Negotiations
The government, represented by Lord Irwin, decided to negotiate with Gandhi. The Gandhi–Irwin
Pact was signed in March 1931. The British Government agreed to free all political prisoners, in return
for the suspension of the civil disobedience movement. According to the pact, Gandhi was invited to
attend the Round Table Conference in London for discussions and as the sole representative of the
Indian National Congress. The conference was a disappointment to Gandhi and the nationalists. Gandhi
expected to discuss India's independence, while the British side focused on the Indian princes and Indian
minorities rather than on a transfer of power. Lord Irwin's successor, Lord Willingdon, took a hard line
against India as an independent nation, began a new campaign of controlling and subduing the
nationalist movement. Gandhi was again arrested, and the government tried and failed to negate his
influence by completely isolating him from his followers.
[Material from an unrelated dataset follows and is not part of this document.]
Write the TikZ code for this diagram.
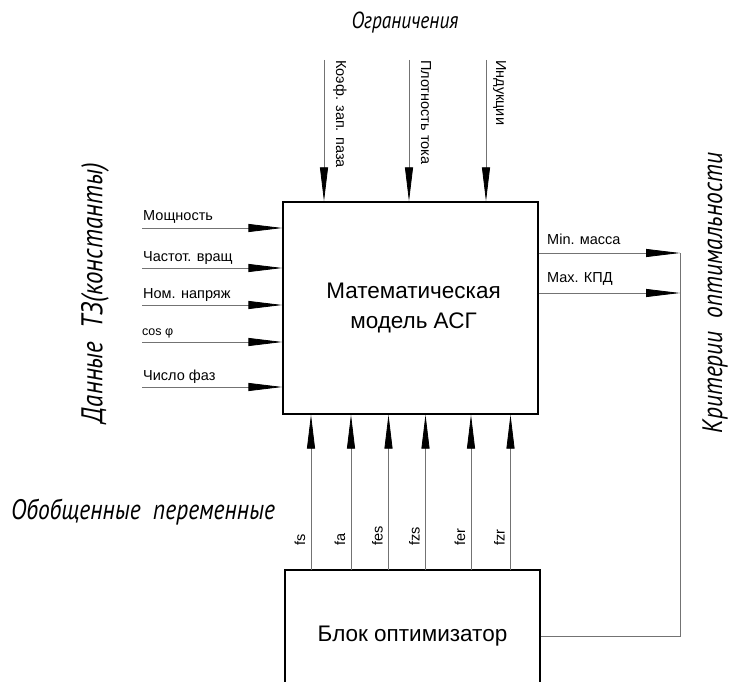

In Britain, Winston Churchill, a prominent Conservative politician who was then out of office but later
became its prime minister, became a vigorous and articulate critic of Gandhi and opponent of his long-
term plans. Churchill often ridiculed Gandhi, saying in a widely reported 1931 speech:
It is alarming and also nauseating to see Mr. Gandhi, a seditious Middle Temple lawyer, now posing as a
fakir of a type well known in the East, striding half-naked up the steps of the Vice-regal palace....to
parley on equal terms with the representative of the King-Emperor.
Churchill's bitterness against Gandhi grew in the 1930s. He called Gandhi as the one who was "seditious
in aim" whose evil genius and multiform menace was attacking the British empire. Churchill called him a
dictator, a "Hindu Mussolini", fomenting a race war, trying to replace the Raj with Brahmin cronies,
playing on the ignorance of Indian masses, all for selfish gain. Churchill attempted to isolate Gandhi, and
his criticism of Gandhi was widely covered by European and American press. It gained Churchill
sympathetic support, but it also increased support for Gandhi among Europeans. The developments
heightened Churchill's anxiety that the "British themselves would give up out of pacifism and misplaced
conscience".
Round Table Conferences
During the discussions between Gandhi and the British government over 1931–32 at the Round Table
Conferences, Gandhi, now aged about 62, sought constitutional reforms as a preparation to the end of
colonial British rule, and begin the self-rule by Indians. The British side sought reforms that would keep
Indian subcontinent as a colony. The British negotiators proposed constitutional reforms on a British
Dominion model that established separate electorates based on religious and social divisions. The British
questioned the Congress party and Gandhi's authority to speak for all of India. They invited Indian
religious leaders, such as Muslims and Sikhs, to press their demands along religious lines, as well as B. R.
Ambedkar as the representative leader of the untouchables. Gandhi vehemently opposed a constitution
that enshrined rights or representations based on communal divisions, because he feared that it would
not bring people together but divide them, perpetuate their status and divert the attention from India's
struggle to end the colonial rule.
The Second Round Table conference was the only time he left India between 1914 and his death in
1948. He declined the government's offer of accommodation in an expensive West End hotel, preferring
to stay in the East End, to live among working-class people, as he did in India. He based himself in a
small cell-bedroom at Kingsley Hall for the three-month duration of his stay and was enthusiastically
received by East Enders. During this time he renewed his links with the British vegetarian movement.
After Gandhi returned from the Second Round Table conference, he started a new satyagraha. He was
arrested and imprisoned at the Yerwada Jail, Pune. While he was in prison, the British government
enacted a new law that granted untouchables a separate electorate. It came to be known as
the Communal Award. In protest, Gandhi started a fast-unto-death, while he was held in prison. The
resulting public outcry forced the government, in consultations with Ambedkar, to replace the
Communal Award with a compromise Poona Pact.
In 1934 Gandhi resigned from Congress party membership. He did not disagree with the party's position
but felt that if he resigned, his popularity with Indians would cease to stifle the party's membership,
which actually varied, including communists, socialists, trade unionists, students, religious conservatives,
and those with pro-business convictions, and that these various voices would get a chance to make
themselves heard. Gandhi also wanted to avoid being a target for Raj propaganda by leading a party that
had temporarily accepted political accommodation with the Raj.
Gandhi returned to active politics again in 1936, with the Nehru presidency and the Lucknow session of
the Congress. Although Gandhi wanted a total focus on the task of winning independence and not
speculation about India's future, he did not restrain the Congress from adopting socialism as its goal.
Gandhi had a clash with Subhas Chandra Bose, who had been elected president in 1938, and who had
previously expressed a lack of faith in nonviolence as a means of protest. Despite Gandhi's opposition,
Bose won a second term as Congress President, against Gandhi's nominee, Dr. Pattabhi Sitaramayya; but
left the Congress when the All-India leaders resigned en masse in protest of his abandonment of the
principles introduced by Gandhi. Gandhi declared that Sitaramayya's defeat was his defeat.